For Death itself will certainly end.
Victory. Consider this, dear friends. For the joy of victory is proportionate to the scale of the enemy. What we read here is no skipping race victory, but the decisive defeat of our greatest enemies, and the deepest places of our pain and hurt. Bring these words to your heart. For the destruction that is spoken of here is not detached from the pains that you have carried. It is not separate from the events and ideologies and words and sicknesses that have led to your life being marred by pain. It is not held apart from every injustice and inequality, every moment of oppression enforced and dignity stripped. It is a vision of God’s decisive and permanent victory into every one of the deepest enemies of humankind, in a victory that it as cataclysmic as it is permanent.
For the Story is reaching its finale. And the final word is
Victory.
Reflect:
What memories and situations come to mind as you read this? Bring these to the Lord. He is so kind, so compassionate.

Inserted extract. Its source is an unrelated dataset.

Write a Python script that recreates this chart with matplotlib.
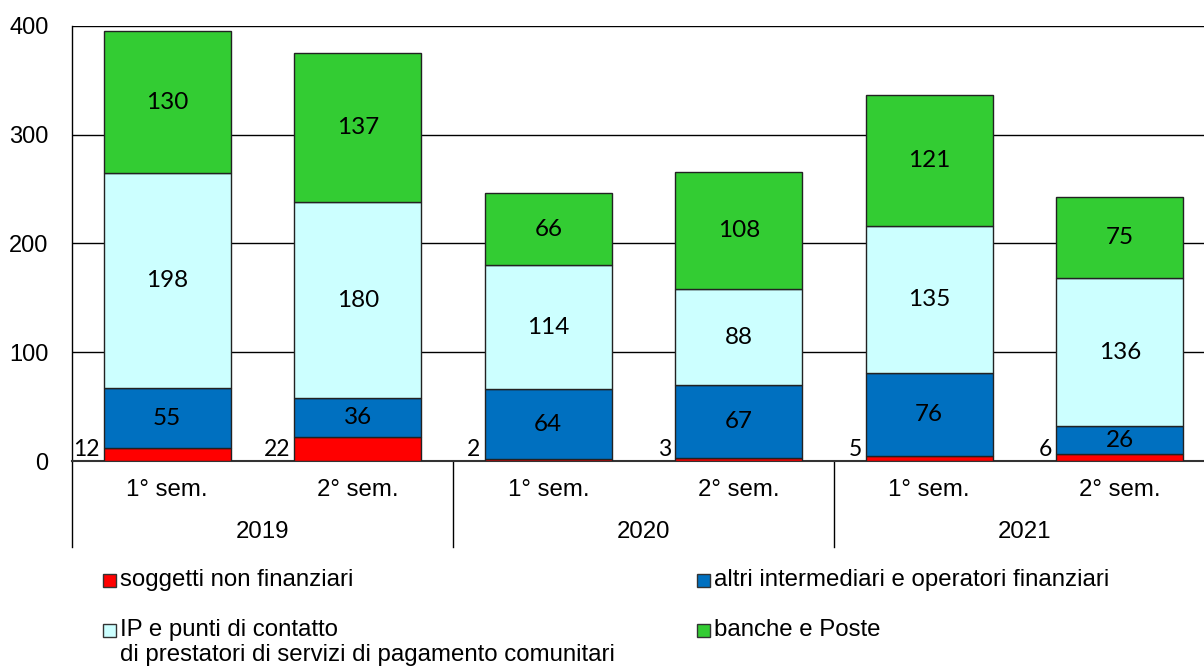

And recall these truths to your soul: that this pain is temporary, but that there is a Coming Day, promised in these words, when every such enemy will be defeated, unto the perfection of peace and the undoing of death itself.
Pray:
Father,
I cannot bring You every pain
And all my sorrow,
And yet,
I can bring You these ones
That I carry in my heart today.
Father,
Hold my weeping soul;
Heal me with gentle love;
Rain heavenly showers on where I have become brittle and dry.
And Father,
Send Your Holy Spirit,
To speak truth to my innermost places—
That every enemy that has battered this life
Will be defeated,
And that the eternal story in which I then walk
Will all be joy,
And will all be light,
And will all be love.
For, in Jesus my Lord,
All is Victory.
In His Name,
Amen
Old Testament:
Zechariah 9-11 | Psalm 149
Scholars are divided on the meaning of the Millennium. It is usually taken either as a literal thousand year time of victory, preceding the permanent victory to come, or it is understood as a metaphor for the current age in which we find ourselves.